The limits of GMO detection

To the editor

The European Union recently introduced legislation¹ stipulating the mandatory labeling of food products with a GMO content greater than 1%. (The regulation(s) don't specify whether this is weight per weight or any other unit.) Thus far, most discussions concerning the methods used for sampling have focused on sampling requirements outside of the laboratory; for example, how to procure GMO seeds from a grain shipment? Scant attention has been paid to sampling problems that lie further down the analytical chain—that is, variability in the proportions of GMO to non-GMO DNA in replicate “homogenized” laboratory samples. We believe this has serious implications for the practicability of GMO detection in foods.

The first problem in any DNA sampling protocol is defining the limits of detection. The amount of unreplicated haploid genome (i.e., the 1C value) present in a sample is useful for relating genome copy number to the amount of sample taken. For example, up to 36,697 copies of the haploid Zea mays genome (which we will use here for all examples below) are present in a typical 100 ng DNA analytical sample, given the 1C value of 2.725 picograms³. It follows that a single copy of the haploid Z. mays genome in a 100 ng DNA sample is present at a level of 0.0027% (wt/wt). Levels of DNA below this threshold simply cannot be detected reliably in samples of this size.

A second problem is sampling error. This occurs in a perfectly homogeneous preparation, even if a large amount (say, 50 μg) of DNA is extracted from a laboratory sample and simple random sampling procedures⁴ are adopted. As the amount of DNA extracted from the sample becomes lower, sampling error becomes (proportionally) larger. Thus, replicate 100 ng DNA samples containing GMO material at a level of 0.1% (wt/wt) would produce GMO DNA estimates no better than ∼30% of the mean value, 95% of the time—a poor level of accuracy, even if we ignore other types of error inherent in a real analytical system.

To illustrate this, we use the cumulative distribution function for the binomial distribution⁵ to calculate the probable range of GMO genome copies that would be “sampled” in a single-step procedure—that is, from a (large) laboratory sample of “known” low content (0.1% GMO) into a series of 100 ng analytical samples. Although on average, the analytical samples should contain 36.7 GMO genome copies, in fact the number of GMO copies ranges from 25 to 48, with a 94.3% probability. Thus, the actual DNA content that would be observed in a single sample, with an ∼95% probability, would range from 0.068% to 0.131%; the probability of sampling exactly 36 GMO copies (i.e., 0.1% content) in a single analytical sample is only 0.066.

With lower levels of DNA, the problem is even more critical. For a laboratory sample containing DNA at a level of 0.01%, the 100 ng analytical sample would vary between 0.0027% and 0.0191% nearly 95% of the time. These calculations obviously refer to a “best possible” result, as they assume a single sampling step and a perfect analytical system.

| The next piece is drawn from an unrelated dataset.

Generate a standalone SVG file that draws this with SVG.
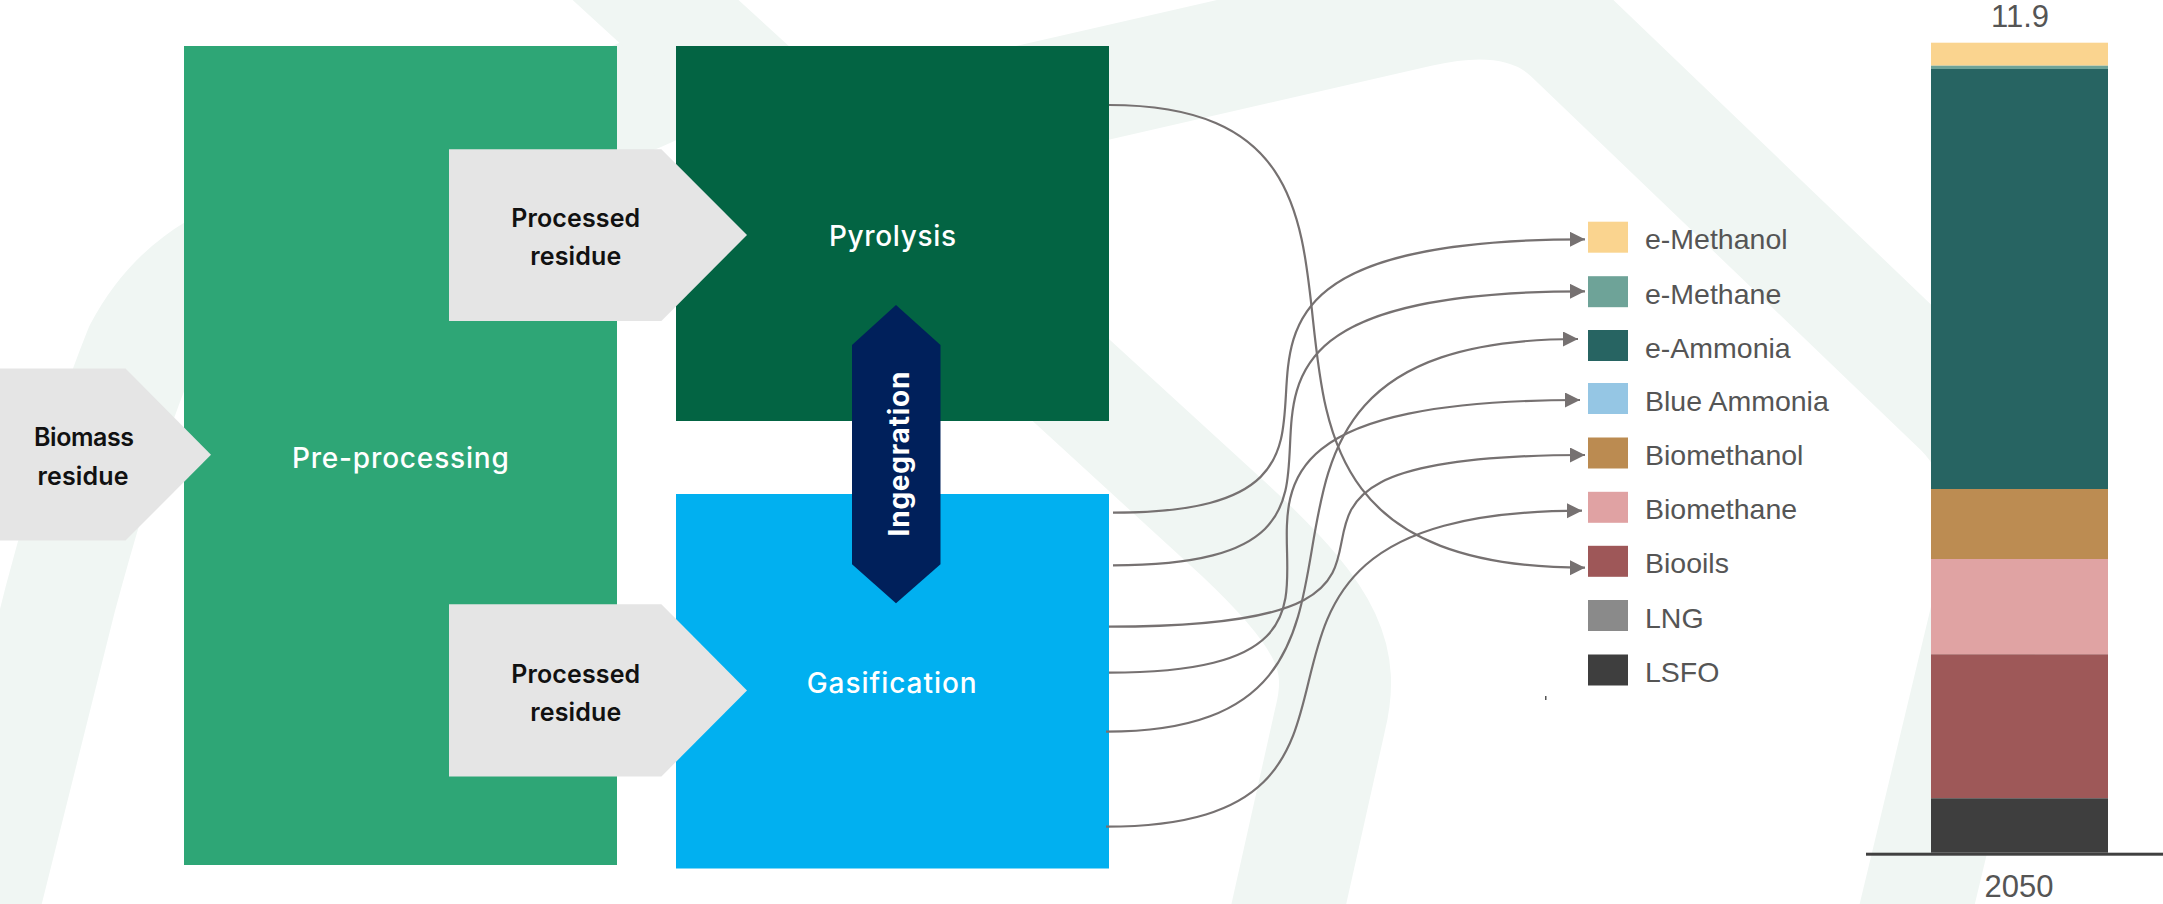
<svg xmlns="http://www.w3.org/2000/svg" width="2163" height="904" viewBox="0 0 2163 904">
<defs>
<style>
.wm{fill:none;stroke:#f0f6f3;stroke-width:112;stroke-linecap:butt;stroke-linejoin:round}
.conn{fill:none;stroke:#767171;stroke-width:2.2;marker-end:url(#ah)}
.dk{font-family:Inter,"Liberation Sans",sans-serif;font-weight:600;font-size:25px;fill:#111;text-anchor:middle}
.wt{font-family:Inter,"Liberation Sans",sans-serif;font-weight:500;font-size:28px;fill:#fff;text-anchor:middle}
.leg{font-family:"Liberation Sans",Arial,sans-serif;font-size:28.5px;fill:#555}
.num{font-family:"Liberation Sans",Arial,sans-serif;font-size:31px;fill:#555;text-anchor:middle}
.gray{fill:#e5e5e5}
</style>
<marker id="ah" markerWidth="16" markerHeight="16" refX="15" refY="7.5" orient="auto" markerUnits="userSpaceOnUse">
<path d="M0,0 L15,7.5 L0,15 z" fill="#767171"/>
</marker>
</defs>
<rect width="2163" height="904" fill="#fff"/>
<g id="watermark">
<path class="wm" d="M-30,960 L60,600 Q100,450 140,350 Q185,265 280,245 L640,95 Q700,70 700,40"/>
<path class="wm" d="M590,-60 L1240,535 C1330,620 1345,660 1330,720 L1283,930"/>
<path class="wm" d="M900,130 L1420,11 Q1520,-12 1570,36 L1960,410 Q2020,470 1995,580 L1911,930"/>
</g>
<g id="pre-processing">
<rect x="184" y="46" width="433" height="819" fill="#2ea676"/>
<text class="wt" x="400.4" y="468.3" font-size="30" textLength="217">Pre-processing</text>
</g>
<g id="biomass-residue">
<polygon class="gray" points="0,368.5 125.5,368.5 211,454.8 125.5,540.6 0,540.6"/>
<text class="dk" x="84" y="446.4" textLength="100">Biomass</text>
<text class="dk" x="83" y="485" textLength="91">residue</text>
</g>
<g id="pyrolysis">
<rect x="676" y="46" width="433" height="375" fill="#036443"/>
<text class="wt" x="892.5" y="246" textLength="127">Pyrolysis</text>
</g>
<g id="gasification">
<rect x="676" y="494" width="433" height="374.5" fill="#01b0f0"/>
<text class="wt" x="891.7" y="693.3" textLength="170">Gasification</text>
</g>
<g id="processed-residue-1">
<polygon class="gray" points="449,149.3 661.4,149.3 747,235 661.4,321 449,321"/>
<text class="dk" x="575.7" y="227.3" textLength="129">Processed</text>
<text class="dk" x="575.7" y="265" textLength="91">residue</text>
</g>
<g id="processed-residue-2">
<polygon class="gray" points="449,604.3 661.4,604.3 747,690.4 661.4,776.5 449,776.5"/>
<text class="dk" x="575.7" y="682.5" textLength="129">Processed</text>
<text class="dk" x="575.7" y="720.5" textLength="91">residue</text>
</g>
<g id="integration">
<polygon points="896,305 940.5,345 940.5,564.3 896,603.3 852,564.3 852,345" fill="#00205b"/>
<text transform="translate(909.3,454) rotate(-90)" x="0" y="0" text-anchor="middle" font-family="Inter,'Liberation Sans',sans-serif" font-weight="700" font-size="28" fill="#fff" textLength="165">Ingegration</text>
</g>
<g id="connectors">
<path class="conn" d="M1109,105 C1491,105 1117,567.7 1585,567.7"/>
<path class="conn" d="M1113,512.7 C1480,512.7 1053,239.3 1585,239.3"/>
<path class="conn" d="M1113,565.3 C1489,565.3 1054,291.3 1585,291.3"/>
<path class="conn" d="M1109,626.7 C1546,626.7 1134,455 1585,455"/>
<path class="conn" d="M1109,672.7 C1504,672.7 1031,400 1580,400"/>
<path class="conn" d="M1106,731.7 C1474,731.7 1136,339 1578,339"/>
<path class="conn" d="M1106,826.7 C1461,826.7 1141,510.7 1582,510.7"/>
</g>
<g id="legend">
<rect x="1588" y="221.7" width="40" height="31" fill="#fad48f"/>
<text class="leg" x="1645" y="249.3">e-Methanol</text>
<rect x="1588" y="276.2" width="40" height="31" fill="#6ea398"/>
<text class="leg" x="1645" y="303.7">e-Methane</text>
<rect x="1588" y="330" width="40" height="31" fill="#276462"/>
<text class="leg" x="1645" y="357.5">e-Ammonia</text>
<rect x="1588" y="383" width="40" height="31" fill="#95c6e4"/>
<text class="leg" x="1645" y="410.5">Blue Ammonia</text>
<rect x="1588" y="437.5" width="40" height="31" fill="#bb8b51"/>
<text class="leg" x="1645" y="465">Biomethanol</text>
<rect x="1588" y="491.8" width="40" height="31" fill="#e0a2a3"/>
<text class="leg" x="1645" y="519.3">Biomethane</text>
<rect x="1588" y="545.8" width="40" height="31" fill="#9e5758"/>
<text class="leg" x="1645" y="573.3">Biooils</text>
<rect x="1588" y="600" width="40" height="31" fill="#8a8a8a"/>
<text class="leg" x="1645" y="627.5">LNG</text>
<rect x="1588" y="654.5" width="40" height="31" fill="#3e3e3e"/>
<text class="leg" x="1645" y="682">LSFO</text>
<rect x="1545" y="696" width="1.5" height="4" fill="#555"/>
</g>
<g id="bar-chart">
<text class="num" x="2020" y="26.7">11.9</text>
<rect x="1931" y="42.7" width="177" height="23" fill="#fad48f"/>
<rect x="1931" y="65.7" width="177" height="3.3" fill="#6ea398"/>
<rect x="1931" y="69" width="177" height="420" fill="#276462"/>
<rect x="1931" y="489" width="177" height="70" fill="#bc8c52"/>
<rect x="1931" y="559" width="177" height="95.3" fill="#e0a3a3"/>
<rect x="1931" y="654.3" width="177" height="144" fill="#9e5858"/>
<rect x="1931" y="798.3" width="177" height="54.4" fill="#3e3e3e"/>
<rect x="1866" y="852.7" width="297" height="3" fill="#404040"/>
<text class="num" x="2019" y="896.7">2050</text>
</g>
</svg>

When undertaking a dilution series, the assumption of simple random sampling may no longer be valid, as the number of copies available becomes strictly finite. Indeed, the number of copies used to prepare subsequent dilutions heavily influences the sampling error associated with the series. Consequently, the preparation of any dilution series must be undertaken in such a way as to minimize this bias; ideally, dilutions should be made from the primary laboratory sample. Unfortunately, we note that some equipment manuals actually encourage the construction of the series without recognizing this problem.

The classical solution to the issue of sampling error is to undertake repetitions and/or use appropriately sized (i.e., larger) analytical samples. We recommend that in the construction of a dilution series—for example, for determination of “limit of detection” of a method, or for the generation of standard curves—the nominal number of GMO copies in the weakest dilution of analytical sample should be set to ∼20, thus providing good statistical probability that all repetitions contain relevant DNA (Table 1).

Table 1 Expected probability of GMO copies in a 1000 ng DNA sample of Zea mays^a

However, we are aware of important studies that seem to draw conclusions without such safeguards, despite explicitly working with copy numbers. Several international standards for PCR analysis of GMO in foodstuffs, currently under development, draw attention to sample sizes in the procurement of material for the laboratory sample, but in general do not address the issues of sampling associated with the analytical sample. We believe there is insufficient acknowledgment that repeated analytical samples drawn from a “homogenized” laboratory sample would not have identical proportions of GMO/non-GMO copies.